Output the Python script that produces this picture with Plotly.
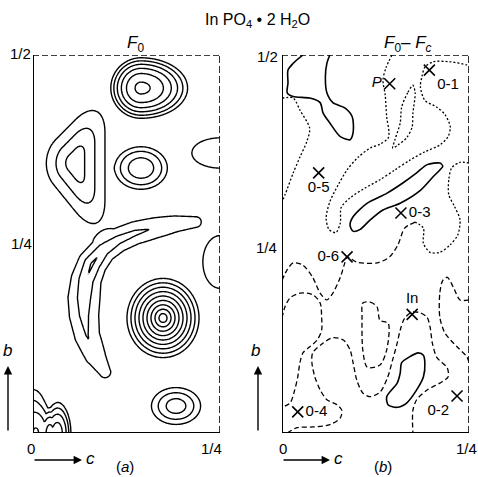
import numpy as np
import plotly.graph_objects as go

# ---------------- Panel (a): F_o map, features ----------------
# Round / oval peaks: centre (cell fractions), height (contour units), radii (cell fractions;
# rc2 = radius on the +c side), profile
peak_c = [0.1444, 0.1444, 0.2500, 0.1738, 0.1912, 0.0000, 0.0334, 0.0227, 0.2500]
peak_b = [0.4563, 0.3505, 0.3704, 0.1521, 0.0357, 0.0000, 0.0000, 0.0000, 0.2262]
peak_h = [6.2, 3.6, 2.0, 10.0, 3.5, 3.3, 3.4, 1.2, 1.6]
peak_rc = [0.0441, 0.0414, 0.0695, 0.0535, 0.0481, 0.0267, 0.0187, 0.0468, 0.0374]
peak_rc2 = [0.0680, 0.0414, 0.0695, 0.0535, 0.0481, 0.0267, 0.0187, 0.0468, 0.0374]
peak_rb = [0.0437, 0.0331, 0.0370, 0.0582, 0.0357, 0.0688, 0.0476, 0.0463, 0.0569]
peak_shape = ["para", "para", "bump", "cone", "bump", "para", "para", "bump", "para"]

# Triangular peak (left): centre, outward face directions (deg), reach, height
tri_c, tri_b = 0.0561, 0.3571
tri_face_deg = [0.0, 135.0, 219.3]
tri_reach = 0.0537
tri_h = 3.95

# Crescent ridge: crest points, crest heights, half-widths
ridge_c = [0.0963, 0.0829, 0.0722, 0.0682, 0.0682, 0.0709, 0.0789, 0.0936, 0.1136, 0.1364, 0.1631, 0.1898, 0.2179]
ridge_b = [0.0807, 0.1032, 0.1296, 0.1561, 0.1786, 0.2024, 0.2235, 0.2421, 0.2553, 0.2646, 0.2712, 0.2765, 0.2791]
ridge_h = [1.4, 1.7, 2.1, 2.45, 2.7, 2.9, 3.2, 2.8, 2.5, 2.3, 1.9, 1.55, 1.35]
ridge_w = [0.0266, 0.0332, 0.0319, 0.0332, 0.0339, 0.0306, 0.0279, 0.0266, 0.0265, 0.0265, 0.0285, 0.0300, 0.0270]

contour_levels = dict(start=1, end=10, size=1)

# ---------------- Panel (b): F_o - F_c map -- contour lines (thousandths of cell) ----------------
S1_c = [28, 15, 8, 8, 7, 15, 37, 51, 55, 64, 78, 91, 95, 94, 84, 68, 60, 58, 60, 64]
S1_b = [500, 489, 480, 463, 450, 445, 443, 437, 423, 410, 392, 388, 397, 418, 430, 437, 450, 471, 489, 500]
S2_c = [91, 95, 114, 140, 162, 180, 194, 211, 215, 211, 202, 185, 158, 135, 118, 104, 95, 91]
S2_b = [275, 286, 304, 317, 331, 344, 355, 357, 353, 348, 339, 321, 304, 295, 282, 269, 267, 275]
S3_c = [182, 189, 191, 189, 180, 167, 154, 142, 140, 154, 158, 160, 171, 182]
S3_b = [106, 103, 93, 74, 57, 40, 34, 37, 48, 66, 79, 93, 101, 106]

D1_c = [147, 139, 135, 138, 140, 143, 142, 131, 118, 102, 87, 75, 64, 59, 63, 72, 78, 79, 91, 111,
        131, 151, 171, 191, 211, 222, 225, 218, 207, 191, 185, 187, 191, 202, 225, 247, 250]
D1_b = [500, 483, 467, 447, 418, 398, 390, 382, 377, 365, 348, 328, 306, 284, 269, 265, 278, 298, 311, 324,
        335, 348, 361, 372, 381, 392, 405, 421, 431, 440, 458, 471, 484, 491, 491, 487, 486]
D2_c = [0, 15, 24, 37, 33, 24, 15, 4, 0]
D2_b = [443, 443, 427, 403, 385, 365, 344, 315, 306]
D3_c = [250, 238, 227, 223, 223, 231, 238, 235, 225, 211, 198, 189, 189, 178]
D3_b = [357, 358, 351, 335, 315, 299, 282, 262, 249, 239, 239, 251, 271, 279]
D4_c = [175, 168, 160, 158, 151, 148, 155, 167, 174, 175, 178, 175]
D4_b = [460, 450, 431, 410, 388, 377, 381, 391, 405, 423, 450, 460]

L1_c = [0, 4, 11, 24, 41, 51, 53, 53, 47, 37, 28, 24, 21, 17, 11, 0]
L1_b = [152, 167, 179, 185, 183, 172, 153, 136, 123, 114, 106, 93, 74, 57, 40, 34]
L2_c = [7, 20, 41, 64, 78, 80, 74, 60, 51, 44, 40, 41, 55, 68, 82, 91, 95, 100, 108, 118, 131, 141, 148,
        154, 158, 164, 174, 185, 194, 198, 201, 207, 221, 222, 211, 194, 180, 175, 175]
L2_b = [0, 7, 8, 11, 20, 30, 37, 44, 57, 74, 93, 106, 119, 126, 123, 110, 93, 70, 53, 48, 54, 73, 97,
        119, 136, 152, 160, 159, 153, 140, 119, 100, 86, 74, 66, 57, 44, 30, 0]
L3_c = [108, 118, 127, 131, 142, 140, 131, 114, 108, 107, 108]
L3_b = [172, 173, 167, 149, 145, 110, 90, 87, 110, 153, 172]
L4_c = [250, 238, 229, 221, 215, 211, 211, 218, 234, 247, 250]
L4_b = [176, 176, 193, 206, 202, 185, 153, 132, 114, 101, 94]
L5_c = [178, 164, 155, 144, 127, 100, 87, 84, 78, 68, 60, 51, 41, 28, 15, 7, 0]
L5_b = [279, 271, 249, 233, 225, 226, 233, 225, 206, 185, 176, 185, 206, 222, 225, 216, 202]

site_names = ["<i>P</i>", "0-1", "0-5", "0-3", "0-6", "In", "0-2", "0-4"]
site_c = [144, 197, 49, 159, 87, 174, 234, 21]
site_b = [462, 480, 344, 291, 233, 157, 49, 28]
site_textpos = ["middle left", "bottom right", "bottom center", "middle right",
                "middle left", "top center", "bottom left", "middle right"]

# ---------------- build the F_o density field ----------------
FONT = "Liberation Sans, Arial, sans-serif"
cg = np.linspace(0, 0.25, 201)
bg = np.linspace(0, 0.5, 401)
C, B = np.meshgrid(cg, bg)
Z = np.zeros_like(C)
for c0, b0, h, rc, rc2, rb, sh in zip(peak_c, peak_b, peak_h, peak_rc, peak_rc2, peak_rb, peak_shape):
    rcx = np.where(C >= c0, rc2, rc)
    rho2 = ((C - c0) / rcx) ** 2 + ((B - b0) / rb) ** 2
    if sh == "cone":
        f = h * np.clip(1 - np.sqrt(rho2), 0, None)
    elif sh == "para":
        f = h * np.clip(1 - rho2, 0, None)
    else:
        f = h * np.clip(1 - rho2, 0, None) ** 2
    Z += f

# triangular peak: rounded-triangle gauge, linear fall-off
acc = np.zeros_like(C)
for deg in tri_face_deg:
    nx, ny = np.cos(np.radians(deg)), np.sin(np.radians(deg))
    acc += np.clip(nx * (C - tri_c) + ny * (B - tri_b), 0, None) ** 2
rho = np.sqrt(acc) / tri_reach
Z += tri_h * np.clip(1 - rho, 0, None)

# crescent ridge: height falls off linearly with distance from the crest line
R = np.zeros_like(C)
for i in range(len(ridge_c) - 1):
    x0, y0, x1, y1 = ridge_c[i], ridge_b[i], ridge_c[i + 1], ridge_b[i + 1]
    dx, dy = x1 - x0, y1 - y0
    t = np.clip(((C - x0) * dx + (B - y0) * dy) / (dx * dx + dy * dy), 0, 1)
    d = np.hypot(C - (x0 + t * dx), B - (y0 + t * dy))
    e = ridge_h[i] + t * (ridge_h[i + 1] - ridge_h[i])
    w = ridge_w[i] + t * (ridge_w[i + 1] - ridge_w[i])
    R = np.maximum(R, e * np.clip(1 - d / w, 0, None))
Z += R
Z = np.round(Z, 3)

fig = go.Figure()
fig.add_trace(go.Contour(
    x=cg, y=bg, z=Z, xaxis="x", yaxis="y",
    contours=dict(coloring="lines", **contour_levels),
    colorscale=[[0, "black"], [1, "black"]], showscale=False,
    line=dict(width=1.4, smoothing=1.0), hoverinfo="skip"))

def k(v):
    return [x / 1000 for x in v]

solid = [(S1_c, S1_b), (S2_c, S2_b), (S3_c, S3_b)]
short = [(D1_c, D1_b), (D2_c, D2_b), (D3_c, D3_b), (D4_c, D4_b)]
longd = [(L1_c, L1_b), (L2_c, L2_b), (L3_c, L3_b), (L4_c, L4_b), (L5_c, L5_b)]
for group, dash, w in [(solid, "solid", 1.6), (short, "2px,2px", 1.3), (longd, "5px,3px", 1.3)]:
    for cc, bb in group:
        fig.add_trace(go.Scatter(x=k(cc), y=k(bb), xaxis="x2", yaxis="y2", mode="lines",
                                 line=dict(color="black", width=w, dash=dash, shape="spline", smoothing=0.8),
                                 hoverinfo="skip", showlegend=False))

fig.add_trace(go.Scatter(x=k(site_c), y=k(site_b), xaxis="x2", yaxis="y2", mode="markers+text",
                         text=site_names, textposition=site_textpos,
                         textfont=dict(family=FONT, size=15, color="black"),
                         marker=dict(symbol="x-thin", size=11, line=dict(width=1.6, color="black")),
                         hoverinfo="skip", showlegend=False, cliponaxis=False))

ax = dict(range=[0, 0.25], showgrid=False, zeroline=False, showticklabels=False, showline=False, ticks="")
ay = dict(range=[0, 0.5], showgrid=False, zeroline=False, showticklabels=False, showline=False, ticks="")
ydom = [1 - 433 / 477, 1 - 55 / 477]
fig.update_layout(
    width=478, height=477, margin=dict(l=0, r=0, t=0, b=0),
    paper_bgcolor="white", plot_bgcolor="white", showlegend=False,
    xaxis=dict(domain=[33 / 478, 220 / 478], **ax),
    yaxis=dict(domain=ydom, **ay),
    xaxis2=dict(domain=[282 / 478, 469 / 478], **ax),
    yaxis2=dict(domain=ydom, **ay),
)

shapes = []
for xr, yr in [("x", "y"), ("x2", "y2")]:
    shapes += [
        dict(type="line", xref=xr, yref=yr, x0=0, x1=0, y0=0, y1=0.5, line=dict(color="black", width=2)),
        dict(type="line", xref=xr, yref=yr, x0=0, x1=0.25, y0=0, y1=0, line=dict(color="black", width=2)),
        dict(type="line", xref=xr, yref=yr, x0=0, x1=0.25, y0=0.5, y1=0.5,
             line=dict(color="black", width=1.6, dash="6px,3px")),
        dict(type="line", xref=xr, yref=yr, x0=0.25, x1=0.25, y0=0, y1=0.5,
             line=dict(color="black", width=1.6, dash="7px,3px")),
    ]
fig.update_layout(shapes=shapes)

def txt(x, y, s, size=15):
    return dict(x=x / 478, y=1 - y / 477, xref="paper", yref="paper", text=s, showarrow=False,
                font=dict(family=FONT, size=size, color="black"), xanchor="center", yanchor="middle")

ann = [
    txt(257, 21, "In PO<sub>4</sub> • 2 H<sub>2</sub>O", 16),
    txt(135, 44, "<i>F</i><sub>0</sub>", 17),
    txt(408, 44, "<i>F</i><sub>0</sub>– <i>F<sub>c</sub></i>", 17),
    txt(20, 54, "1/2"), txt(267, 56, "1/2"),
    txt(21, 243, "1/4"), txt(266, 247, "1/4"),
    txt(31, 448, "0"), txt(283, 448, "0"),
    txt(211, 448, "1/4"), txt(466, 448, "1/4"),
    txt(125, 466, "(<i>a</i>)"), txt(383, 466, "(<i>b</i>)"),
    txt(8, 350, "<i>b</i>", 17), txt(256, 350, "<i>b</i>", 17),
    txt(90, 458, "<i>c</i>", 17), txt(338, 458, "<i>c</i>", 17),
]
for hx, hy, dx, dy in [(8, 366, 0, 66), (258, 366, 0, 66), (82, 460, -49, 0), (330, 460, -48, 0)]:
    ann.append(dict(x=hx / 478, y=1 - hy / 477, xref="paper", yref="paper", text="", showarrow=True,
                    ax=dx, ay=dy, arrowhead=2, arrowsize=1.2, arrowwidth=1.4, arrowcolor="black"))
fig.update_layout(annotations=ann)

fig.write_html("out.html", config={"displayModeBar": False},
               post_script="document.body.style.margin='0px';")
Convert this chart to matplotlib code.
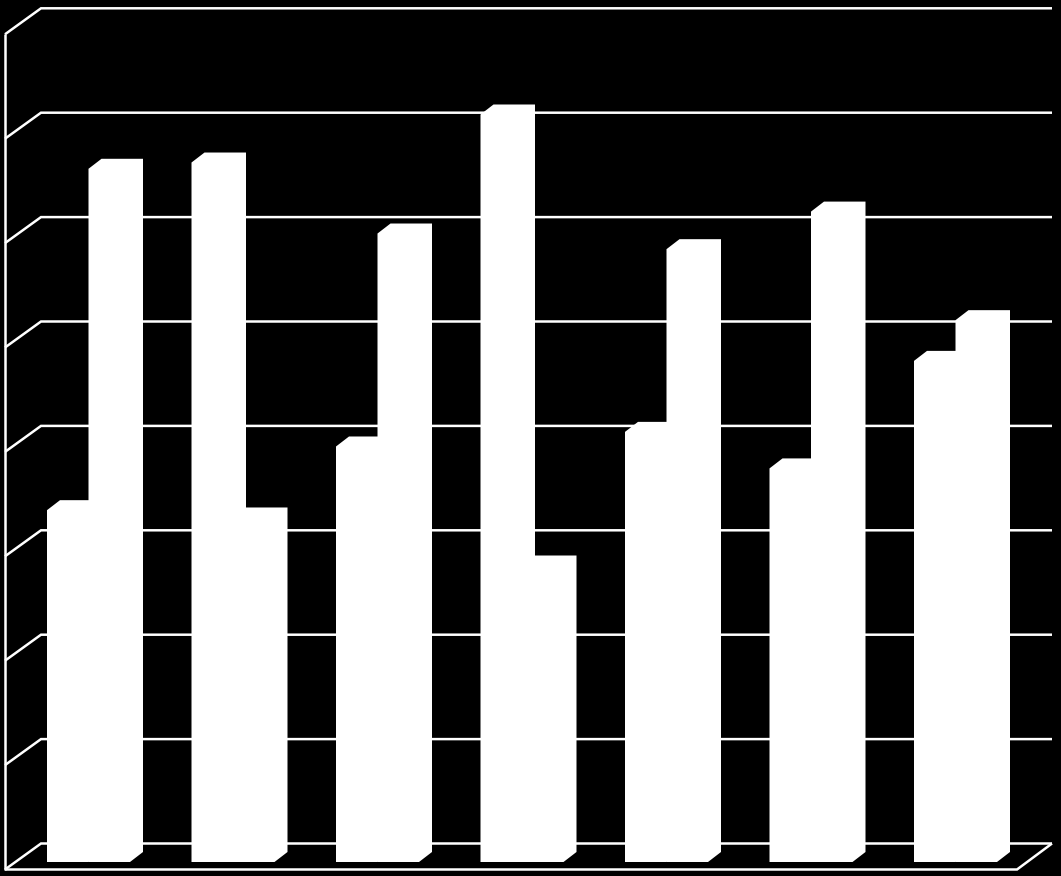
"""
Grafico de barras 3D, blanco sobre negro, sin textos
"""

import numpy as np
import matplotlib
matplotlib.use('Agg')
import matplotlib.pyplot as plt

# datos
grupos = [1, 2, 3, 4, 5, 6, 7]
serie_a = [3.37, 6.70, 3.98, 7.16, 4.12, 3.77, 4.80]
serie_b = [6.64, 3.30, 6.02, 2.84, 5.87, 6.23, 5.19]
niveles = [0, 1, 2, 3, 4, 5, 6, 7, 8]

# escala: pixeles por unidad
PX_Y = 104.4
PX_X = 144.5

# proyeccion, en unidades de los ejes
ancho = 41.5 / PX_X
prof_x = 13 / PX_X
prof_y = 10 / PX_Y
pared_izq = (5 - 88.5) / PX_X
pared_fondo = (41 - 88.5) / PX_X
pared_der = (1052 - 88.5) / PX_X
suelo_der = (1017 - 88.5) / PX_X
y_frente = -7.5 / PX_Y
y_fondo = 18.5 / PX_Y

BLANCO = '#ffffff'
LW = 1.8


def dibujar_paredes(ax):
    for n in niveles:
        ax.plot([pared_izq, pared_fondo, pared_der],
                [n + y_frente, n + y_fondo, n + y_fondo],
                color=BLANCO, lw=LW, zorder=1,
                solid_joinstyle='miter', solid_capstyle='butt')
    ax.plot([pared_izq, pared_izq], [niveles[0] + y_frente, niveles[-1] + y_frente],
            color=BLANCO, lw=LW, zorder=1, solid_capstyle='butt')
    ax.plot([pared_izq, suelo_der, pared_der],
            [y_frente, y_frente, y_fondo],
            color=BLANCO, lw=LW, zorder=1,
            solid_joinstyle='miter', solid_capstyle='butt')


def dibujar_barra(ax, x, valor):
    # silueta de la barra: frente, cara superior y cara lateral juntas
    xs = [x, x, x + prof_x, x + ancho + prof_x, x + ancho + prof_x, x + ancho]
    ys = [0, valor, valor + prof_y, valor + prof_y, prof_y, 0]
    ax.fill(xs, ys, facecolor=BLANCO, edgecolor='none', zorder=2)


def main():
    fig = plt.figure(figsize=(10.61, 8.76), dpi=100, facecolor='black')
    ax = fig.add_axes([0, 0, 1, 1], facecolor='black')
    ax.set_xlim(-88.5 / PX_X, (1061 - 88.5) / PX_X)
    ax.set_ylim(-(876 - 862) / PX_Y, 862 / PX_Y)
    ax.axis('off')

    dibujar_paredes(ax)

    posiciones = np.arange(len(grupos))
    for i, a, b in zip(posiciones, serie_a, serie_b):
        dibujar_barra(ax, i - ancho, a)
        dibujar_barra(ax, i, b)

    fig.savefig('out.png', dpi=100, facecolor='black')
    plt.close(fig)


if __name__ == '__main__':
    main()
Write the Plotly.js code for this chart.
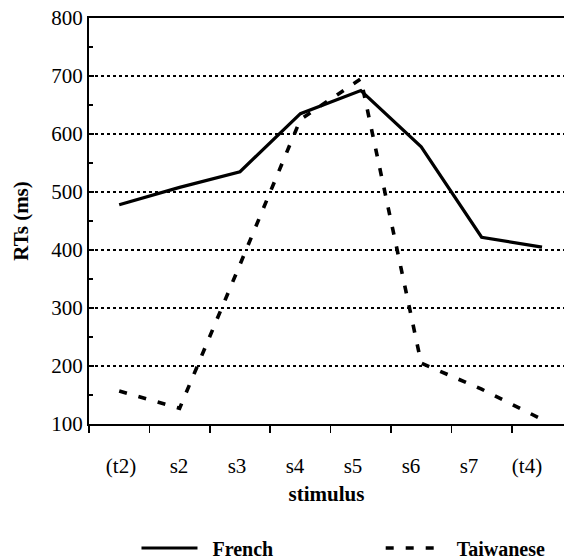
<!DOCTYPE html>
<html>
<head>
<meta charset="utf-8">
<script src="https://cdn.plot.ly/plotly-3.0.1.min.js"></script>
<style>html,body{margin:0;padding:0;background:#fff;}#chart{width:564px;height:559px;}</style>
</head>
<body>
<div id="chart"></div>
<script>
const stimuli = ["(t2)", "s2", "s3", "s4", "s5", "s6", "s7", "(t4)"];
const french = [478, 508, 535, 635, 675, 578, 422, 405];
const taiwanese = [157, 127, 375, 625, 695, 205, 160, 108];
const yTicks = [100, 200, 300, 400, 500, 600, 700, 800];
const labelSlots = [0, 1, 2, 3, 4, 5, 6, 7];

const FONT = "Liberation Serif, Times New Roman, serif";
const SP = "\u2002";

const traces = [
  {x: stimuli, y: french, name: SP + "French", type: "scatter", mode: "lines",
   line: {color: "#000", width: 3.2}, legend: "legend"},
  {x: stimuli, y: taiwanese, name: SP + "Taiwanese", type: "scatter", mode: "lines",
   line: {color: "#000", width: 3.6, dash: "8px,12px"}, legend: "legend2"},
  // empty carrier so the label axis (x2) is drawn
  {x: [], y: [], xaxis: "x2", yaxis: "y", type: "scatter", mode: "lines",
   showlegend: false, hoverinfo: "skip"}
];

const legendBase = {
  orientation: "h", xref: "container", yref: "container",
  y: 0.0197, xanchor: "left", yanchor: "middle",
  font: {family: FONT, size: 20, weight: "bold", color: "#000"},
  itemwidth: 56, bgcolor: "rgba(0,0,0,0)"
};

const layout = {
  width: 564, height: 559,
  margin: {l: 89, r: 0, t: 18, b: 135, autoexpand: false},
  paper_bgcolor: "#fff", plot_bgcolor: "#fff",
  font: {family: FONT, color: "#000", size: 21},
  showlegend: true,
  legend: Object.assign({}, legendBase, {x: 0.242}),
  legend2: Object.assign({}, legendBase, {x: 0.675}),
  xaxis: {
    type: "category", range: [-0.5, 7.364], tickson: "boundaries",
    ticks: "outside", ticklen: 7, tickwidth: 1.5, tickcolor: "#000",
    showline: true, linecolor: "#000", linewidth: 2, mirror: true,
    showgrid: false, zeroline: false, showticklabels: false, automargin: false
  },
  xaxis2: {
    type: "linear", overlaying: "x", anchor: "y", side: "bottom",
    range: [-0.552, 7.638], tickvals: labelSlots, ticktext: stimuli,
    ticks: "", showline: false, showgrid: false, zeroline: false,
    ticklabelstandoff: 27, automargin: false,
    tickfont: {family: FONT, size: 21},
    title: {text: "stimulus", font: {family: FONT, size: 21, weight: "bold"}, standoff: 9}
  },
  yaxis: {
    range: [100, 800], tickvals: yTicks, ticktext: yTicks.map(String),
    ticks: "inside", ticklen: 5, tickcolor: "#000", tickwidth: 1.5,
    minor: {ticks: "inside", dtick: 50, tick0: 50, ticklen: 4, tickcolor: "#000", showgrid: false},
    showline: true, linecolor: "#000", linewidth: 2,
    showgrid: true, gridcolor: "#000", griddash: "dot", gridwidth: 1.2,
    zeroline: false, automargin: false,
    tickfont: {family: FONT, size: 21},
    title: {text: "RTs (ms)", font: {family: FONT, size: 21, weight: "bold"}, standoff: 17}
  }
};

Plotly.newPlot("chart", traces, layout, {displayModeBar: false, staticPlot: true});
</script>
</body>
</html>
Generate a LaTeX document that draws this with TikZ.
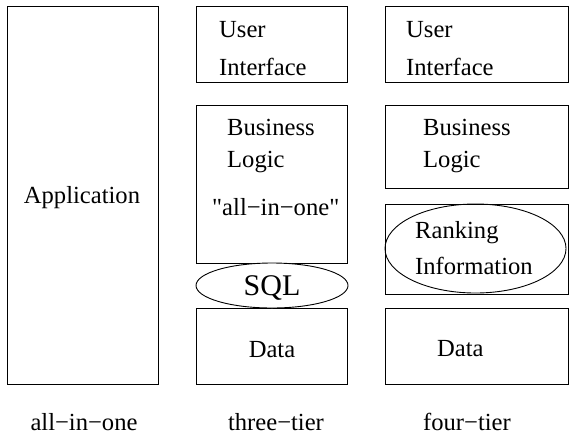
··········
- Prompt: Leave out the pictures. Transcribe only the lines above, from the first through the one that contains "import plotly.graph_objects as go".

- The solution:
Output the Python script that produces this picture with Plotly.
import numpy as np
import plotly.graph_objects as go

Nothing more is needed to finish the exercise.